Global capital must invest in itself cuz nobody else will. Localism renders global capital irrelevant.
Haha. People are so easy to fool. All they have to do is wave the flag a lot and thump on the bible and they will vote for sell outs every time.
No wonder we'll never attack saudi arabia, even if 17 of the 19 hijackers of 911 are from there financed with Saud money, Saudi Arabia is a major investor in the U.S. This year they bought up a huge part of defaulting mortgage exposure that citibank and chase had, IIRC. Even though it was bought at firesale, the amount of future mortgage failure is likely to double.
Nobody else would buy this crap. Now they have a seat at the corporate table and our hopes of getting off oil are remote.
Say goodbye to the poles, say goodbye to Florida, New York .....etc.
I could be wrong, but the way I see it the coming human migration away from the flooding shores is going to be much worse than the New Orleans Katrina experience.
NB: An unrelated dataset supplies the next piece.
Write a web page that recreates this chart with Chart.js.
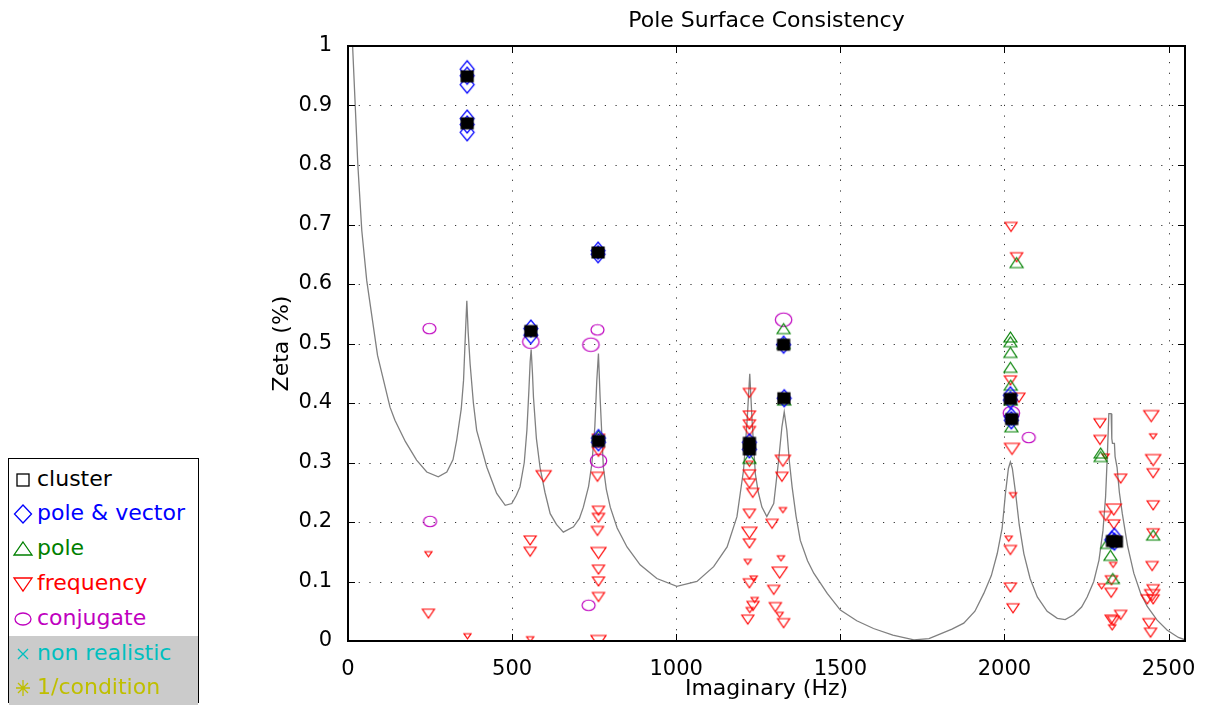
<!DOCTYPE html>
<html>
<head>
<meta charset="utf-8">
<title>Pole Surface Consistency</title>
<script src="https://cdn.jsdelivr.net/npm/chart.js@4.4.1/dist/chart.umd.min.js"></script>
<style>
  html, body { margin: 0; padding: 0; background: #fff; }
  body { width: 1206px; height: 708px; position: relative; overflow: hidden; font-family: "DejaVu Sans", sans-serif; }
  #chart { position: absolute; left: 0; top: 0; }
  #title { position: absolute; left: 348px; width: 837px; top: 7px; text-align: center; font-size: 22px; line-height: 26px; color: #000; }
  #legend { position: absolute; left: 8px; top: 458px; width: 191px; height: 245px; border: 1.5px solid #000; padding-top: 2.6px; box-sizing: border-box; background: #fff; }
  #legend .row { position: relative; height: 34.8px; font-size: 22px; line-height: 34.8px; white-space: nowrap; }
  #legend .row.grey { background: #cbcbcb; }
  #legend .row svg { position: absolute; left: 2px; top: 6px; }
  #legend .row span { position: absolute; left: 28px; top: 0; }
</style>
</head>
<body>
<canvas id="chart" width="1206" height="708"></canvas>
<div id="title">Pole Surface Consistency</div>
<div id="legend">
  <div class="row"><svg width="24" height="24"><rect x="6" y="6" width="12" height="12" fill="none" stroke="#000" stroke-width="1.3"/></svg><span style="color:#000">cluster</span></div>
  <div class="row"><svg width="24" height="24"><polygon points="12,3 20.5,12 12,21 3.5,12" fill="none" stroke="#0000ff" stroke-width="1.3"/></svg><span style="color:#0000ff">pole &amp; vector</span></div>
  <div class="row"><svg width="24" height="24"><polygon points="12,5 21,18 3,18" fill="none" stroke="#008000" stroke-width="1.3"/></svg><span style="color:#008000">pole</span></div>
  <div class="row"><svg width="24" height="24"><polygon points="3,6 21,6 12,19" fill="none" stroke="#ff0000" stroke-width="1.3"/></svg><span style="color:#ff0000">frequency</span></div>
  <div class="row"><svg width="24" height="24"><ellipse cx="12" cy="12" rx="8" ry="6" fill="none" stroke="#bf00bf" stroke-width="1.3"/></svg><span style="color:#bf00bf">conjugate</span></div>
  <div class="row grey"><svg width="24" height="24"><path d="M7,7 L17,17 M17,7 L7,17" stroke="#00bfbf" stroke-width="1.3"/></svg><span style="color:#00bfbf">non realistic</span></div>
  <div class="row grey"><svg width="24" height="24"><path d="M12,4 L12,20 M5,12 L19,12 M7,7 L17,17 M17,7 L7,17" stroke="#bfbf00" stroke-width="1.3"/></svg><span style="color:#bfbf00">1/condition</span></div>
</div>
<script>
// axis ticks
const xTicks = [0, 500, 1000, 1500, 2000, 2500];
const yTicks = [0, 0.1, 0.2, 0.3, 0.4, 0.5, 0.6, 0.7, 0.8, 0.9, 1];

// cluster centres
const clusterX = [363, 363, 557, 762, 763, 1223, 1223, 1327, 1328, 2018, 2022, 2329, 2341];
const clusterY = [0.949, 0.87, 0.521, 0.653, 0.336, 0.333, 0.322, 0.498, 0.408, 0.407, 0.373, 0.168, 0.167];

// pole & vector
const poleVecX = [363, 363, 363, 363, 363, 363, 557, 557, 762, 762, 763, 763, 1223, 1223, 1327, 1329, 2018, 2018, 2021, 2021, 2327, 2335, 2335];
const poleVecY = [0.961, 0.95, 0.935, 0.878, 0.868, 0.855, 0.525, 0.514, 0.656, 0.65, 0.341, 0.334, 0.334, 0.322, 0.498, 0.408, 0.413, 0.405, 0.377, 0.371, 0.17, 0.175, 0.167];

// pole
const poleX = [763, 1223, 1327, 1327, 1329, 2018, 2018, 2018, 2018, 2019, 2019, 2021, 2037, 2293, 2293, 2313, 2323, 2330, 2453];
const poleY = [0.345, 0.307, 0.525, 0.5, 0.405, 0.511, 0.503, 0.485, 0.46, 0.43, 0.405, 0.36, 0.636, 0.316, 0.31, 0.164, 0.144, 0.105, 0.178];

// frequency (normal, large, small markers)
const freqX = [245, 555, 555, 763, 763, 763, 760, 763, 763, 760, 763, 763,
  1223, 1223, 1223, 1223, 1223, 1223, 1233, 1223, 1223, 1223, 1234, 1218,
  1322, 1292, 1297, 1302, 1327,
  2020, 2037, 2018, 2044, 2018, 2018, 2026,
  2291, 2291, 2354, 2308, 2333, 2336, 2326, 2325, 2354, 2325, 2332,
  2453, 2453, 2453, 2450, 2453, 2435, 2440, 2445, 2453];
const freqY = [0.046, 0.169, 0.15, 0.074, 0.1, 0.12, 0.185, 0.207, 0.219, 0.276, 0.318, 0.34,
  0.417, 0.379, 0.364, 0.353, 0.28, 0.265, 0.249, 0.214, 0.164, 0.097, 0.059, 0.036,
  0.276, 0.197, 0.086, 0.057, 0.03,
  0.696, 0.645, 0.438, 0.409, 0.153, 0.09, 0.055,
  0.366, 0.338, 0.273, 0.21, 0.196, 0.168, 0.102, 0.081, 0.044, 0.036, 0.034,
  0.282, 0.228, 0.181, 0.126, 0.087, 0.07, 0.03, 0.014, 0.07];
const freqBigX = [596, 763, 763, 1223, 1325, 1315, 2023, 2333, 2447, 2453, 2450];
const freqBigY = [0.277, 0.0, 0.148, 0.182, 0.303, 0.115, 0.323, 0.221, 0.378, 0.304, 0.077];
const freqSmallX = [245, 364, 555, 1223, 1218, 1236, 1239, 1224, 1325, 1319, 1315, 2026, 2013, 2308, 2331, 2296, 2328, 2453];
const freqSmallY = [0.146, 0.008, 0.003, 0.298, 0.133, 0.105, 0.069, 0.052, 0.22, 0.139, 0.044, 0.245, 0.172, 0.31, 0.128, 0.092, 0.023, 0.344];

// conjugate
const conjX = [248, 250, 733, 760, 2074];
const conjY = [0.525, 0.201, 0.06, 0.523, 0.342];
const conjBigX = [557, 740, 763, 1327, 2021];
const conjBigY = [0.503, 0.498, 0.303, 0.54, 0.383];

// stability curve (grey)
const curveX = [8, 14, 22, 30, 42, 57, 90, 128, 143, 175, 209, 240, 275, 301, 320, 331, 345, 352, 358, 362, 366, 372, 382, 392,
  423, 453, 479, 499, 513, 524, 537, 545, 551, 555, 558, 562, 565, 574, 585, 600, 616, 635, 656, 687, 705, 717, 733, 743,
  752, 758, 763, 766, 768, 773, 778, 787, 799, 820, 850, 890, 941, 1002, 1063, 1114, 1155, 1185, 1205, 1216, 1224, 1231,
  1241, 1250, 1261, 1276, 1297, 1312, 1322, 1329, 1337, 1345, 1353, 1365, 1378, 1400, 1419, 1460, 1500, 1550, 1601, 1660,
  1724, 1770, 1805, 1840, 1876, 1910, 1937, 1960, 1978, 1993, 2003, 2012, 2018, 2024, 2034, 2045, 2059, 2078, 2100, 2130,
  2161, 2185, 2211, 2235, 2252, 2272, 2288, 2300, 2308, 2314, 2318, 2325, 2327, 2329, 2335, 2337, 2343, 2350, 2359, 2375,
  2394, 2415, 2435, 2465, 2496, 2530, 2550];
const curveY = [1.05, 1.0, 0.9, 0.8, 0.69, 0.606, 0.48, 0.393, 0.371, 0.335, 0.304, 0.284, 0.276, 0.284, 0.305, 0.337, 0.39, 0.438, 0.52, 0.572, 0.52, 0.466, 0.4, 0.354,
  0.292, 0.248, 0.228, 0.231, 0.245, 0.259, 0.3, 0.354, 0.42, 0.47, 0.49, 0.45, 0.41, 0.34, 0.292, 0.25, 0.214, 0.196, 0.183, 0.192, 0.206, 0.225, 0.26, 0.298,
  0.36, 0.438, 0.483, 0.44, 0.41, 0.35, 0.292, 0.255, 0.225, 0.19, 0.158, 0.128, 0.105, 0.092, 0.1, 0.125, 0.158, 0.209, 0.287, 0.371, 0.449, 0.371,
  0.281, 0.25, 0.225, 0.209, 0.231, 0.304, 0.36, 0.385, 0.354, 0.3, 0.259, 0.21, 0.169, 0.135, 0.114, 0.08, 0.052, 0.034, 0.021, 0.01,
  0.002, 0.004, 0.012, 0.02, 0.03, 0.05, 0.08, 0.11, 0.147, 0.19, 0.248, 0.29, 0.301, 0.29, 0.248, 0.195, 0.147, 0.105, 0.074, 0.05,
  0.038, 0.036, 0.044, 0.057, 0.074, 0.1, 0.136, 0.185, 0.242, 0.32, 0.382, 0.382, 0.34, 0.332, 0.332, 0.31, 0.292, 0.25, 0.214, 0.16,
  0.114, 0.08, 0.058, 0.035, 0.018, 0.006, 0.002];

function pts(xs, ys) {
    return xs.map((x, i) => ({ x: x, y: ys[i] }));
}

// marker images (the original markers are slightly wider than tall)
function makeMarker(shape, w, h, color, filled) {
    const pad = 2;
    const c = document.createElement('canvas');
    c.width = Math.ceil(w + pad * 2);
    c.height = Math.ceil(h + pad * 2);
    const g = c.getContext('2d');
    g.strokeStyle = color;
    g.fillStyle = color;
    g.lineWidth = 1.2;
    const x0 = (c.width - w) / 2, y0 = (c.height - h) / 2;
    const cx = c.width / 2, cy = c.height / 2;
    g.beginPath();
    if (shape === 'square') {
        g.rect(x0, y0, w, h);
    } else if (shape === 'diamond') {
        g.moveTo(cx, y0); g.lineTo(x0 + w, cy); g.lineTo(cx, y0 + h); g.lineTo(x0, cy); g.closePath();
    } else if (shape === 'up') {
        g.moveTo(cx, y0); g.lineTo(x0 + w, y0 + h); g.lineTo(x0, y0 + h); g.closePath();
    } else if (shape === 'down') {
        g.moveTo(x0, y0); g.lineTo(x0 + w, y0); g.lineTo(cx, y0 + h); g.closePath();
    } else if (shape === 'circle') {
        g.ellipse(cx, cy, w / 2, h / 2, 0, 0, Math.PI * 2);
    }
    if (filled) g.fill();
    g.stroke();
    return c;
}

const markers = {
    cluster: makeMarker('square', 12, 11, '#000', true),
    poleVec: makeMarker('diamond', 14, 17, '#0000ff', false),
    pole: makeMarker('up', 13, 10, '#008000', false),
    freq: makeMarker('down', 12, 9, '#ff0000', false),
    freqBig: makeMarker('down', 15, 11, '#ff0000', false),
    freqSmall: makeMarker('down', 7, 5, '#ff0000', false),
    conj: makeMarker('circle', 13, 10.5, '#bf00bf', false),
    conjBig: makeMarker('circle', 16.5, 13.5, '#bf00bf', false)
};

function markerSet(label, xs, ys, img) {
    return {
        label: label,
        data: pts(xs, ys),
        pointStyle: img,
        pointRadius: 6,
        showLine: false
    };
}

// dotted grid, box and inward ticks like the original figure
const framePlugin = {
    id: 'frame',
    beforeDatasetsDraw(chart) {
        const { ctx, chartArea: a, scales } = chart;
        ctx.save();
        ctx.strokeStyle = 'rgba(0,0,0,0.8)';
        ctx.lineWidth = 1;
        ctx.setLineDash([1.2, 9.5]);
        xTicks.forEach(v => {
            if (v <= 0) return;
            const px = Math.round(scales.x.getPixelForValue(v)) + 0.5;
            ctx.beginPath(); ctx.moveTo(px, a.bottom); ctx.lineTo(px, a.top); ctx.stroke();
        });
        yTicks.forEach(v => {
            if (v <= 0 || v >= 1) return;
            const py = Math.round(scales.y.getPixelForValue(v)) + 0.5;
            ctx.beginPath(); ctx.moveTo(a.left, py); ctx.lineTo(a.right, py); ctx.stroke();
        });
        ctx.restore();
    },
    afterDatasetsDraw(chart) {
        const { ctx, chartArea: a, scales } = chart;
        const len = 7;
        ctx.save();
        ctx.strokeStyle = '#000';
        ctx.lineWidth = 1;
        xTicks.forEach(v => {
            const px = Math.round(scales.x.getPixelForValue(v)) + 0.5;
            ctx.beginPath();
            ctx.moveTo(px, a.bottom); ctx.lineTo(px, a.bottom - len);
            ctx.moveTo(px, a.top); ctx.lineTo(px, a.top + len);
            ctx.stroke();
        });
        yTicks.forEach(v => {
            const py = Math.round(scales.y.getPixelForValue(v)) + 0.5;
            ctx.beginPath();
            ctx.moveTo(a.left, py); ctx.lineTo(a.left + len, py);
            ctx.moveTo(a.right, py); ctx.lineTo(a.right - len, py);
            ctx.stroke();
        });
        ctx.lineWidth = 2;
        ctx.strokeRect(a.left, a.top, a.right - a.left, a.bottom - a.top);
        ctx.restore();
    }
};

Chart.defaults.font.family = '"DejaVu Sans", sans-serif';
Chart.defaults.color = '#000';

new Chart(document.getElementById('chart'), {
    type: 'scatter',
    data: {
        datasets: [
            markerSet('cluster', clusterX, clusterY, markers.cluster),
            markerSet('pole & vector', poleVecX, poleVecY, markers.poleVec),
            markerSet('pole', poleX, poleY, markers.pole),
            markerSet('frequency', freqX, freqY, markers.freq),
            markerSet('frequency', freqBigX, freqBigY, markers.freqBig),
            markerSet('frequency', freqSmallX, freqSmallY, markers.freqSmall),
            markerSet('conjugate', conjX, conjY, markers.conj),
            markerSet('conjugate', conjBigX, conjBigY, markers.conjBig),
            {
                label: 'stability',
                data: pts(curveX, curveY),
                showLine: true,
                borderColor: '#808080',
                borderWidth: 1.3,
                pointRadius: 0,
                tension: 0
            }
        ]
    },
    options: {
        responsive: false,
        animation: false,
        events: [],
        layout: { padding: { left: 265, top: 46, right: 21, bottom: 2 } },
        plugins: {
            legend: { display: false },
            title: { display: false },
            tooltip: { enabled: false }
        },
        scales: {
            x: {
                type: 'linear',
                min: 0,
                max: 2550,
                afterFit(scale) { scale.height = 65; },
                afterBuildTicks(scale) { scale.ticks = xTicks.map(v => ({ value: v })); },
                grid: { display: false },
                border: { display: false },
                ticks: { font: { size: 21 }, padding: 8, maxRotation: 0, autoSkip: false, callback: v => String(v) },
                title: { display: true, text: 'Imaginary (Hz)', font: { size: 22 } }
            },
            y: {
                type: 'linear',
                min: 0,
                max: 1,
                afterFit(scale) { scale.width = 83; },
                afterBuildTicks(scale) { scale.ticks = yTicks.map(v => ({ value: v })); },
                grid: { display: false },
                border: { display: false },
                ticks: { font: { size: 21 }, padding: 8, autoSkip: false, callback: v => String(v) },
                title: { display: true, text: 'Zeta (%)', font: { size: 22 } }
            }
        }
    },
    plugins: [framePlugin]
});
</script>
</body>
</html>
The unknown question is whether we have a few years or a few decades before the paper-thin greenland ice cap breaks up. It's going to be heartbreak hotel once that happens. Fortunately the bush compounds at palm beach and maine will be underwater!
I'd call that a bit of poetic justice, wouldn't you?
This whole phenomena sounds like "what goes around comes around". After profiting for decades by sucking resources out of third world countries looks like we may start hearing a giant sucking sound right here. WalMart has always seemed like a giant conduit for our money flowing straight to China (rather than to our neighbors who owned the local stores downtown- now gone), now it will be flowing out from big leaks everywhere! Third world here we come......
"Five million Americans now work for foreign companies set up in the United States, and those jobs pay 30 percent more than similar work at domestic companies, said Deputy Treasury Secretary Robert M. Kimmitt."
Interesting that foreigners are willing to invest in American companies that pay high wages, but American investors, apparently, are not.
Interesting too that Mitt Romney promised Michigan to bring back all the jobs that have been sent overseas. Isn't that the way he made his millions? Leveraged buyouts, downsizing, vulture capitalism and outsourcing?
If a serious recession in the U.S. means the violent war-mongers in the White House can't afford to invade any more countries, it may be worth it for the sake of the whole world.
It might even convince voters, FINALLY, that trickle-down economics does not work, that deficits do matter when they will take decades to reverse, that the welfare/health care/education of all is important if we are not to become the two-tiered have-and-have-nothing society we had in the 1890s. In short, that the whole right-wing Republican "philosophy" is a sham covering a culture of greed.
Naw! It will take a lot more to convince us.
When we no longer have the money to fix our roads, we can sell them to private interests who run them for profit.
The government is only there to transfer your taxes into their accounts. (privatization)
Tired and frightened of the empire's homicidal (and suicidal) behavior, maybe other nations are adopting the strategy "If you can't stop the Beast, buy it". The US is bankrupt in more than the economic sphere, which is why I'm advising my grown children that they ought to look into a move to another, more civilized place.